Incrédulo, Simmons fez o que seu agente pediu, comunicou ao Nets, pegou suas coisas e foi chorar no quarto do hotel. No dia seguinte um avião o esperava para que ele fosse treinar e jogar a Liga de Verão de Las Vegas pelo San Antonio Spurs. Foi campeão, MVP e chamou a atenção da comissão técnica. O diamante bruto precisava ser lapidado por Popovich e sua incrível comissão técnica. Entre idas e vindas na D-League, onde seguia com o Austin Spurs, recebia chances com o time principal na NBA. Em 2015/2016 foram 55 partidas, 14,8 minutos e 6 pontos por jogo. Nesta temporada, 78 partidas, 16,8 minutos e 6,2 pontos. Nas duas mostrou evolução (comportamental, técnica, defensiva, tática etc.) e passou a ser peça fundamental principalmente por possuir uma parte física capaz de dar ao veterano time do Texas uma opção diferente nas marcações aos rivais.

"Em todos os pontos da trajetória de Jonathon ele poderia ter desistido, fraquejado, mas ele seguiu acreditando em si mesmo. De vez em quando o encaramos como um neófito, alguém que esteja começando na profissão, porque é assim mesmo que o enxergamos aqui dentro deste programa. Sua força de vontade é imensa, seu comprometimento em seguir melhorando é incrível e estamos orgulhosos com o seu desenvolvimento aqui", afirmou Gregg Popovich antes do começo da pós-temporada deste ano.

E aí surgiu chance de ser titular de um jogo 6 de playoff quando Kawhi Leonard se machucou.
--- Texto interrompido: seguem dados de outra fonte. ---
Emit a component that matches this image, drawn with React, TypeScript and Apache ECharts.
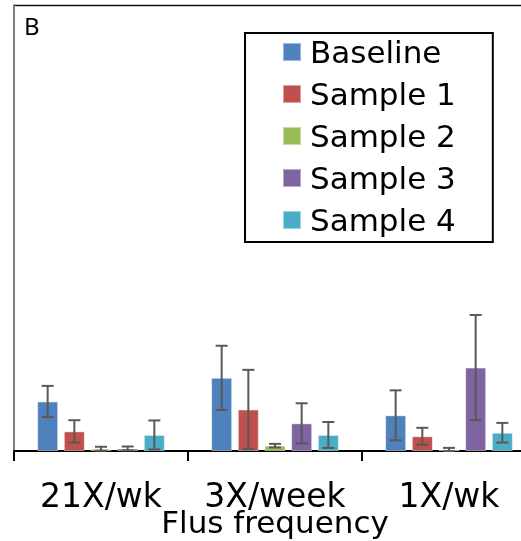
import React, { useEffect, useRef } from "react";
import * as echarts from "echarts";

const categories = ["21X/wk", "3X/week", "1X/wk"];
const seriesNames = ["Baseline", "Sample 1", "Sample 2", "Sample 3", "Sample 4"];
const colors = ["#4F81BD", "#C0504D", "#9BBB59", "#8064A2", "#4BACC6"];
const baseline = [1.11, 1.64, 0.8];
const sample1 = [0.44, 0.93, 0.33];
const sample2 = [0.05, 0.12, 0.035];
const sample3 = [0.056, 0.62, 1.87];
const sample4 = [0.36, 0.36, 0.41];
const baselineErr = [0.35, 0.72, 0.56];
const sample1Err = [0.25, 0.89, 0.19];
const sample2Err = [0.045, 0.04, 0.035];
const sample3Err = [0.045, 0.45, 1.18];
const sample4Err = [0.325, 0.29, 0.22];
const values = [baseline, sample1, sample2, sample3, sample4];
const errors = [baselineErr, sample1Err, sample2Err, sample3Err, sample4Err];

const FONT = "DejaVu Sans";
const BAR_W = 21;
const BAR_GAP = 0.27;

export default function App() {
  const ref = useRef<HTMLDivElement>(null);
  useEffect(() => {
    if (!ref.current) return;
    const chart = echarts.init(ref.current, null, { renderer: "svg" });
    const barSeries = seriesNames.map((name, i) => ({
      name,
      type: "bar",
      data: values[i],
      barWidth: BAR_W,
      barGap: BAR_GAP * 100 + "%",
      itemStyle: { color: colors[i], borderColor: "rgba(255,255,255,0.45)", borderWidth: 1 },
    }));
    const errSeries = seriesNames.map((name, i) => ({
      name: name + " err",
      type: "custom",
      z: 5,
      data: values[i].map((v, k) => [k, v, errors[i][k]]),
      renderItem: (params: any, api: any) => {
        const c = api.value(0);
        const v = api.value(1);
        const e = api.value(2);
        const off = (i - 2) * BAR_W * (1 + BAR_GAP);
        const top = api.coord([c, v + e]);
        const bot = api.coord([c, Math.max(v - e, 0)]);
        const x = top[0] + off;
        const cap = 6;
        const st = { stroke: "#595959", lineWidth: 2 };
        return {
          type: "group",
          children: [
            { type: "line", shape: { x1: x, y1: top[1], x2: x, y2: bot[1] }, style: st },
            { type: "line", shape: { x1: x - cap, y1: top[1], x2: x + cap, y2: top[1] }, style: st },
            { type: "line", shape: { x1: x - cap, y1: bot[1], x2: x + cap, y2: bot[1] }, style: st },
          ],
        };
      },
    }));
    chart.setOption({
      animation: false,
      title: {
        text: "B",
        left: 24,
        top: 12,
        padding: 0,
        textStyle: { fontFamily: "Noto Sans", fontSize: 24, fontWeight: "normal", color: "#000", lineHeight: 26 },
      },
      grid: { left: 14, top: 5, width: 522, height: 446, containLabel: false, outerBoundsMode: "none" },
      legend: {
        data: seriesNames,
        left: 245,
        top: 33,
        orient: "vertical",
        icon: "rect",
        itemWidth: 18,
        itemHeight: 18,
        itemGap: 10,
        borderColor: "#000",
        borderWidth: 2,
        padding: [3, 37, 6, 37],
        textStyle: { fontFamily: FONT, fontSize: 31, color: "#000", lineHeight: 32, padding: [0, 0, 0, 4] },
      },
      xAxis: {
        type: "category",
        data: categories,
        name: "Flus frequency",
        nameLocation: "middle",
        nameGap: 58,
        nameMoveOverlap: false,
        nameTextStyle: { fontFamily: FONT, fontSize: 31, color: "#000", lineHeight: 26 },
        axisLine: { lineStyle: { color: "#000", width: 2 } },
        axisTick: { show: true, length: 10, lineStyle: { color: "#000", width: 2 } },
        axisLabel: { fontFamily: FONT, fontSize: 33, color: "#000", margin: 31, interval: 0, hideOverlap: false, lineHeight: 26 },
      },
      yAxis: {
        type: "value",
        min: 0,
        max: 10,
        axisLine: { show: true, lineStyle: { color: "#808080", width: 2 } },
        axisTick: { show: false },
        axisLabel: { show: false },
        splitLine: { show: false },
      },
      graphic: [
        { type: "line", shape: { x1: 14, y1: 5.5, x2: 521, y2: 5.5 }, style: { stroke: "#111", lineWidth: 1.5 } },
      ],
      series: [...barSeries, ...errSeries],
    });
    return () => chart.dispose();
  }, []);
  return <div ref={ref} style={{ position: "fixed", left: 0, top: 0, width: 521, height: 541 }} />;
}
A missão era parar James Harden e Jonathon Simmons conseguiu. Depois de ter pago US$ 150 para treinar na D-League em 2013, Simmons já acumula mais de US$ 1,3 milhões (mais de R$ 4 mi) em salários com o San Antonio Spurs desde 2015/2016. Ao final dessa temporada ele será agente-livre, poderá ganhar novo e polpudo contrato e acrescentar novo capítulo a sua história de perseverança e luta.
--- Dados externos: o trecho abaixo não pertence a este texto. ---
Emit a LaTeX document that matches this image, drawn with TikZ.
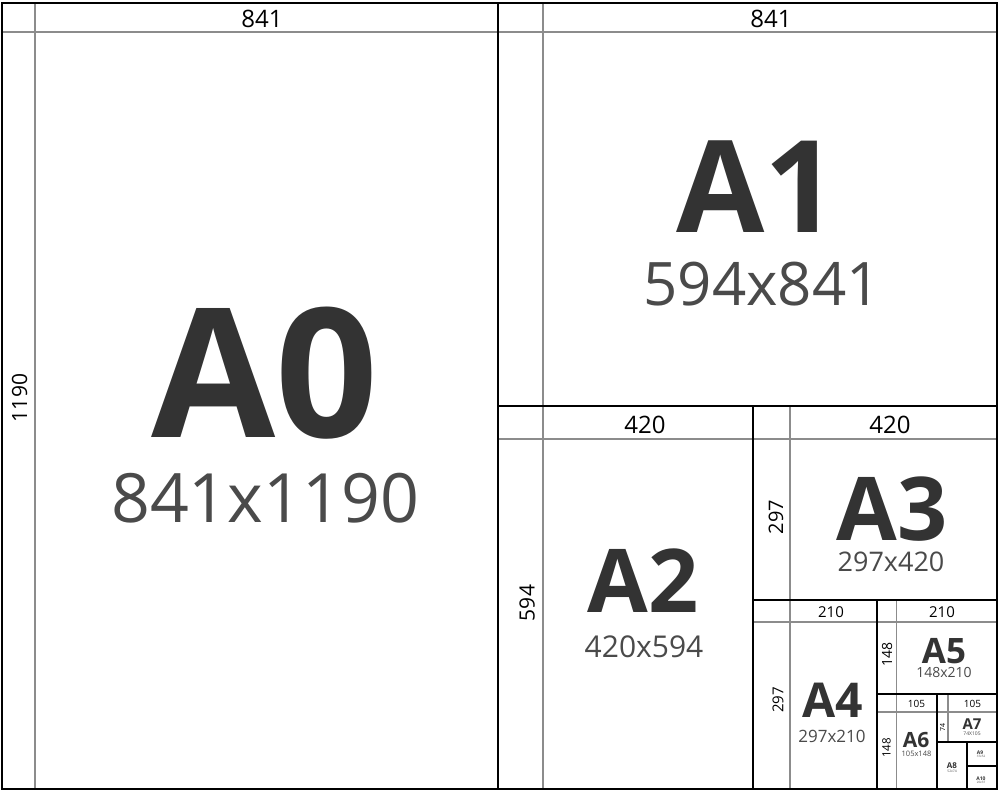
\documentclass[tikz,border=0pt]{standalone}
\usepackage{fontspec}
\setmainfont{Open Sans}
\newlength{\du}
\setlength{\du}{1pt}
\definecolor{guidegray}{rgb}{0.550000, 0.550000, 0.550000}
\definecolor{namegray}{rgb}{0.200000, 0.200000, 0.200000}
\definecolor{sizegray}{rgb}{0.290000, 0.290000, 0.290000}
\newcommand{\fsz}[1]{\fontsize{#1}{#1}\selectfont}
\tikzset{
  sheetline/.style={draw=black, line width=2\du, line cap=rect},
  guideline/.style={draw=guidegray, line width=1.2\du},
  dimtext/.style={inner sep=0pt, text=black},
  nametext/.style={inner sep=0pt, anchor=base, text=namegray, font=\bfseries},
  sizetext/.style={inner sep=0pt, anchor=base, text=sizegray},
}

\begin{document}
\begin{tikzpicture}
\pgftransformxscale{1.000000}
\pgftransformyscale{-1.000000}
\useasboundingbox (0\du,0\du) rectangle (1000\du,792\du);
\fill[white] (0\du,0\du) rectangle (1000\du,792\du);
% guides
\draw[guideline] (2\du,32\du)--(997\du,32\du);
\draw[guideline] (35\du,3\du)--(35\du,789\du);
\draw[guideline] (543\du,3\du)--(543\du,789\du);
\draw[guideline] (498\du,439\du)--(997\du,439\du);
\draw[guideline] (790\du,406\du)--(790\du,789\du);
\draw[guideline] (753\du,622\du)--(997\du,622\du);
\draw[guideline] (896.500000\du,600\du)--(896.500000\du,789\du);
\draw[guideline] (877\du,712\du)--(997\du,712\du);
\draw[guideline] (948\du,694\du)--(948\du,742\du);
% sheets
\draw[sheetline, line width=2.500000\du] (2\du,3\du) rectangle (997\du,789\du);
\draw[sheetline] (498\du,3\du)--(498\du,789\du);
\draw[sheetline] (498\du,406\du)--(997\du,406\du);
\draw[sheetline] (753\du,406\du)--(753\du,789\du);
\draw[sheetline] (753\du,600\du)--(997\du,600\du);
\draw[sheetline] (877\du,600\du)--(877\du,789\du);
\draw[sheetline] (877\du,694\du)--(997\du,694\du);
\draw[sheetline] (937\du,694\du)--(937\du,789\du);
\draw[sheetline] (937\du,742\du)--(997\du,742\du);
\draw[sheetline] (967\du,742\du)--(967\du,789\du);
\draw[sheetline] (967\du,766\du)--(997\du,766\du);
% A0
\node[dimtext] (a0w) at (262\du,18.700000\du){\fsz{24}841};
\node[dimtext, rotate=90] (a0h) at (19.500000\du,398\du){\fsz{21}1190};
\node[nametext] (a0name) at (265\du,437\du){\fsz{180}A0};
\node[sizetext] (a0size) at (265\du,522\du){\fsz{68}841x1190};
% A1
\node[dimtext] (a1w) at (771\du,18.700000\du){\fsz{24}841};
\node[nametext] (a1name) at (757\du,232\du){\fsz{128}A1};
\node[sizetext] (a1size) at (762\du,305\du){\fsz{60}594x841};
% A2
\node[dimtext] (a2w) at (645\du,425\du){\fsz{24}420};
\node[dimtext, rotate=90] (a2h) at (527\du,603\du){\fsz{21}594};
\node[nametext] (a2name) at (643\du,612\du){\fsz{88}A2};
\node[sizetext] (a2size) at (644\du,657\du){\fsz{30}420x594};
% A3
\node[dimtext] (a3w) at (890\du,425\du){\fsz{24}420};
\node[dimtext, rotate=90] (a3h) at (776\du,517\du){\fsz{20}297};
\node[nametext] (a3name) at (892\du,540\du){\fsz{88}A3};
\node[sizetext] (a3size) at (891\du,571\du){\fsz{27}297x420};
% A4
\node[dimtext] (a4w) at (831\du,612\du){\fsz{15}210};
\node[dimtext, rotate=90] (a4h) at (778\du,700\du){\fsz{15}297};
\node[nametext] (a4name) at (833\du,717\du){\fsz{48}A4};
\node[sizetext] (a4size) at (832\du,742\du){\fsz{17}297x210};
% A5
\node[dimtext] (a5w) at (942\du,612\du){\fsz{15}210};
\node[dimtext, rotate=90] (a5h) at (887\du,654\du){\fsz{14}148};
\node[nametext] (a5name) at (944\du,663\du){\fsz{35}A5};
\node[sizetext] (a5size) at (944\du,677\du){\fsz{14}148x210};
% A6
\node[dimtext] (a6w) at (916.500000\du,703.500000\du){\fsz{10}105};
\node[dimtext, rotate=90] (a6h) at (886.500000\du,748\du){\fsz{11.5}148};
\node[nametext] (a6name) at (916\du,747\du){\fsz{21}A6};
\node[sizetext] (a6size) at (916.500000\du,756\du){\fsz{7.5}105x148};
% A7
\node[dimtext] (a7w) at (972.500000\du,703.500000\du){\fsz{10}105};
\node[dimtext, rotate=90] (a7h) at (942.500000\du,727\du){\fsz{7}74};
\node[nametext] (a7name) at (972\du,729\du){\fsz{15}A7};
\node[sizetext] (a7size) at (972\du,735\du){\fsz{5}74X105};
% A8 .. A10
\node[nametext] (a8name) at (952\du,768\du){\fsz{8}A8};
\node[sizetext] (a8size) at (952\du,772.500000\du){\fsz{3.3}52x74};
\node[nametext] (a9name) at (980\du,754\du){\fsz{5}A9};
\node[sizetext] (a9size) at (981\du,757.500000\du){\fsz{3}37x52};
\node[nametext] (a10name) at (981\du,780\du){\fsz{5}A10};
\node[sizetext] (a10size) at (981\du,783.500000\du){\fsz{3}26x37};
\end{tikzpicture}
\end{document}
LaTonya, sua mãe, deve ser orgulhar de seu Jonathon. As quatro filhas agora não passam fome, podem usar fraldas à vontade e Simmons tem tranquilidade para se concentrar no desafio que começa amanhã contra o Golden State Warriors. Destemido, estudioso e sabendo o que vem pela frente, ele não compareceu a entrevista coletiva depois da vitória contra o Houston Rockets por um motivo singelo. Ainda com a roupa do jogo, estava com gelo nos tornozelos, fone no ouvido e um iPad nas mãos no vestiário estudando os movimentos de Kevin Durant e Klay Thompson, rivais que ele irá enfrentar a partir deste domingo.

Aos 27 anos, Simmons não tem tempo nenhum a perder.